Starting Strong in Durham with Project Change
Big changes are ahead for students heading off for their first year of college: leaving home, getting used to new surroundings, meeting new people. Amidst these inevitable changes, some of this fall’s incoming first-years at Duke aimed to challenge themselves and learn about their new community of Durham – a city that is itself transitioning – before they even moved into their dorm rooms.
Now in its eleventh year, the Kenan Institute for Ethics’ Project Change is an eight-day, immersive, pre-orientation program for first-years focused on the ethics of transition—for students, for communities, for the city that will be participants’ new home. Partnering with local non-profit organizations, “pChangers” live, learn, and work in Durham during an intensive week spent with only minimal possessions (and no phones). In doing so, they learn to collaborate and to be more critical thinkers – they take risks, make mistakes, and meet challenges while learning from a diverse group of peers and community members.
This year’s partners were Threshold Clubhouse, which works with adults with severe mental illness so they can succeed at work, education and other personal goals; TROSA, a non-profit focused on supporting substance abusers to become healthy, productive members of their communities and families; and Extra Terrestrial Projects, an organization that connects city-dwellers with wildlands and environmental stewardship through playful interactions. Teams of seven pChangers worked with one organization over the course of the program, learning about each organization’s mission while assisting with a project identified by each partner.
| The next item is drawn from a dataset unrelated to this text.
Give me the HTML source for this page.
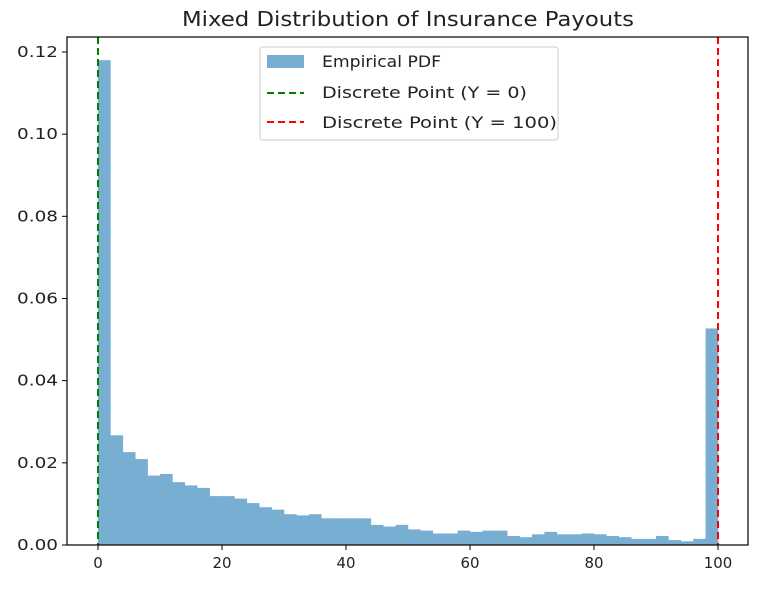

“This engaged immersion enables the students to think about their place in the communities of which they are now a part, how to move to a place of humility to make space for other voices, and to be enriched by what others know and can do,” says Christian Ferney, program director at the Kenan Institute and longtime co-organizer Project Change.
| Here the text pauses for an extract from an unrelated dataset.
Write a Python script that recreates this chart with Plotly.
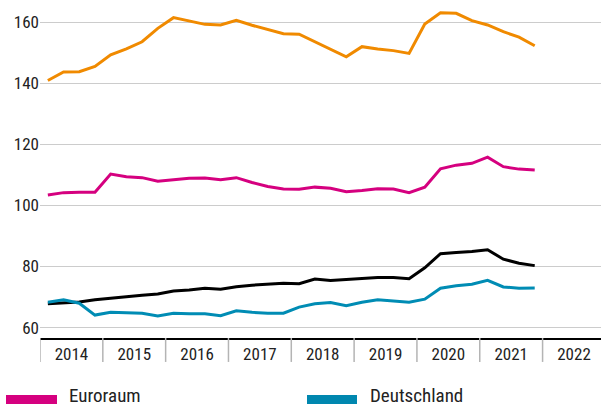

In addition, faculty guest speakers address key issues that encourage the students to think about their concepts of “community” in a more expansive way. “We discussed privilege and paternalism, and how we tend to define those we work with in terms of what they lack instead of their capacity,” says Ferney. “We also talked about Durham and its dynamic relationship to campus communities, and about recognizing the capacity and insights that people have to make their communities better.”
Reflecting on their experiences, this year’s participants gave group presentations about their intense and gratifying week.
They expressed gratitude for the guidance given to them by their KIE staff and student leaders, who also accompanied the Project Change students on scavenger hunts and introductory walks around Durham. The half-dozen rising sophomores to seniors who are themselves alumni of Project Change were credited with “fostering conversations about our experiences that we might not have otherwise had.”
All the Project Change students agreed that working with a community requires letting go of the tendency to think that one knows what is best for a group when coming into a situation as an outsider. Participants said that they learned that community members themselves know best what they need the most.